Biden Seeks To Force Down Gas Prices With New Sales From Nation’s Oil Stockpile
Biden denies that his efforts are politically motivated, but Republicans in Congress are unconvinced.
President Biden on Wednesday used the presidential podium, and the power behind it, to harangue oil companies about the nation’s high gas prices and to attempt to shield his fellow Democrats from the ire of voters feeling the pinch at the pump just weeks ahead the midterm elections.
Mr. Biden announced that his record-setting drawdown of the country’s emergency oil stockpile — the Strategic Petroleum Reserve — would continue, and possibly even accelerate in the coming months “if needed” to bring down the prices Americans are paying for gas. So far during his administration, Mr. Biden has sold 230 million barrels, or about 35 percent, of the reserve in his effort to tamp down gas prices.
“With my announcement today, we’re going to continue to stabilize markets and decrease the prices at a time when the actions of other countries have caused such volatility,” Mr. Biden said.
During his brief statement, Mr. Biden blamed the high gas prices on the “actions of other countries” and on President Putin’s invasion of Ukraine, along with oil companies that he said were raking in record profits at consumers’ expense. That the policies of the current administration toward oil and gas exploration and fossil fuel companies in general might be playing a role in the current crisis went unmentioned.
Mr. Biden said the existing strategic reserve, which now holds more than 400 million barrels of oil, is more than enough to have on hand in case of an emergency. Nevertheless, he said his administration would begin replacing some of the oil it is now selling when prices drop below $72 a barrel on international markets.
The last time the reserve was replenished was during the first quarter of 2020, at the beginning of the Covid pandemic, when oil was trading for around $24 a barrel. President Trump asked Congress for money to add even more to the reserve at the time, but the request was turned down for being what Senator Schumer, the majority leader, called a “handout to big oil.”
Mr Biden denied that his efforts to strong-arm oil prices were politically motivated, but Republicans in Congress were unconvinced.
“The Strategic Petroleum Reserve was built for a national energy crisis — not for a Democrat election crisis,” the ranking member of the Senate Committee on Energy and Natural Resources, Senator Barrasso of Wyoming, said. “Joe Biden is draining our emergency oil supply to a 40-year low. His dismal approval rating is not a justifiable reason to continue to raid our nation’s oil reserves. The surest way to bring down energy prices is to unleash American energy production.”
Mr. Biden spent much of his short statement berating oil and energy companies for spending their sky-high profits on stock buybacks and not passing them on to consumers in the form of lower prices at the pump. He said his plan to buy oil to refill the strategic reserve at what amounts to a price floor would shield them from volatile price fluctuations and give them the confidence they need to increase domestic production.

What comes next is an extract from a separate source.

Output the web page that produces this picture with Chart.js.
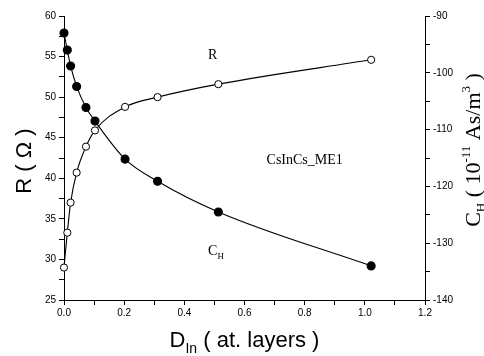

“My message to the American energy companies is this: You should not be using your profits to buy back stock or for dividends. Not now, not while a war is raging. You should be using these record-breaking profits to increase production and refining,” Mr. Biden said.
While the price of crude plays a big role in the price of gas, oil industry analysts say it is not the only factor. Supply and demand is another factor, and supplies that were hobbled during the pandemic have yet to catch up with a demand that rose faster than many expected in the pandemic’s aftermath. Refinery costs are another big driver, and the Biden administration’s antipathy toward fossil fuels has made that business costlier than ever.

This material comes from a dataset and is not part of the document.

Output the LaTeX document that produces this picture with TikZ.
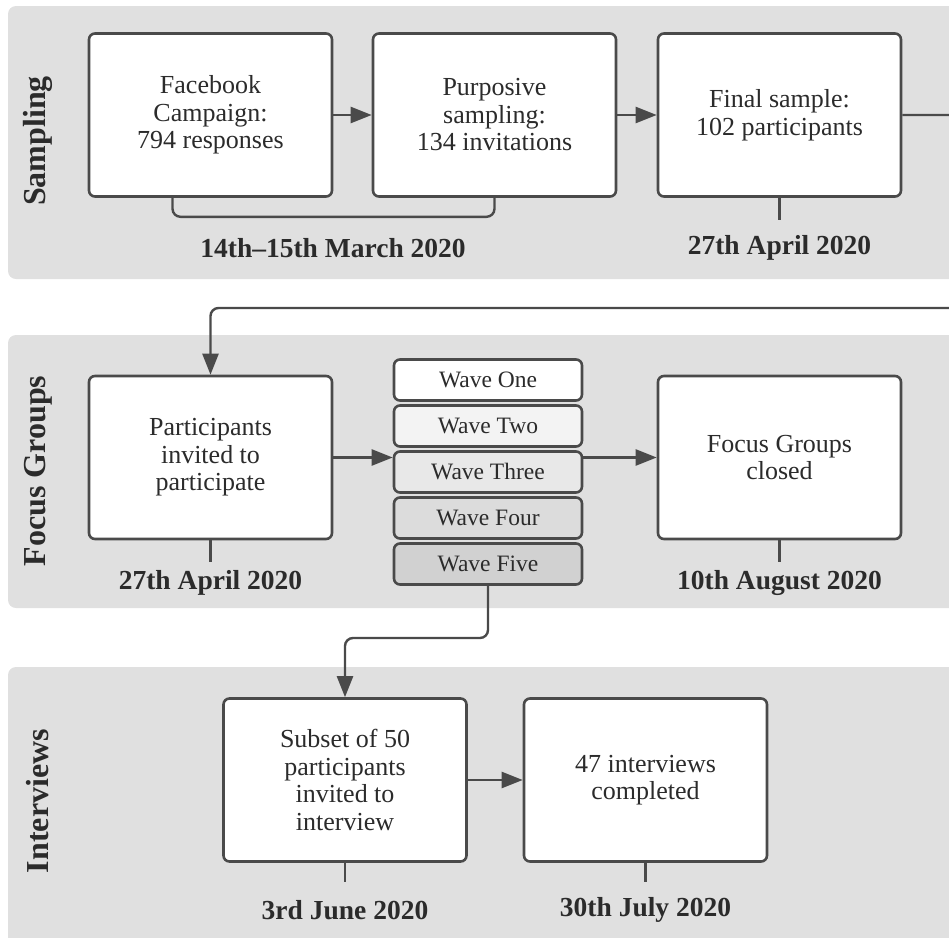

On at least half a dozen occasions during his statement Wednesday, Mr. Biden stressed that his administration is determined to continue down the path of snubbing fossil fuels in favor of renewable sources such as wind and solar — “accelerating the transition to clean energy,” as he put it.
Encouraged by climate extremists in his party, Mr. Biden has made it clear from day one that his administration wants to usher in a Green New Deal that favors renewables over traditional energy sources. An executive order he signed during his first week in office halted all new oil and gas leases on public lands and offshore waters, tightened up federal permitting policies, and ordered federal agencies to end tax subsidies for fossil fuel projects in favor of renewables.
The policies, energy industry advocates say, led to an unprecedented slowdown in domestic oil exploration and development that is contributing to the current high prices. The administration also has increased taxes on energy companies, discouraged banks from financing new fossil fuel-related projects both at home and abroad, and reversed many efforts at deregulating the industry initiated by Mr. Trump — all in the name of blunting the impact of climate change.
In an interview with the Financial Times last week, the CEO of Chevron, Michael Wirth, said the current obsession with climate change by energy policy makers in both Europe and the United States is running into an uncomfortable reality.
“The conversation [about energy] in the developed world for sure has skewed towards climate, taking affordability and security for granted,” he said. “The reality is, [fossil fuel] is what runs the world today. It’s going to run the world tomorrow and five years from now, 10 years from now, 20 years from now.”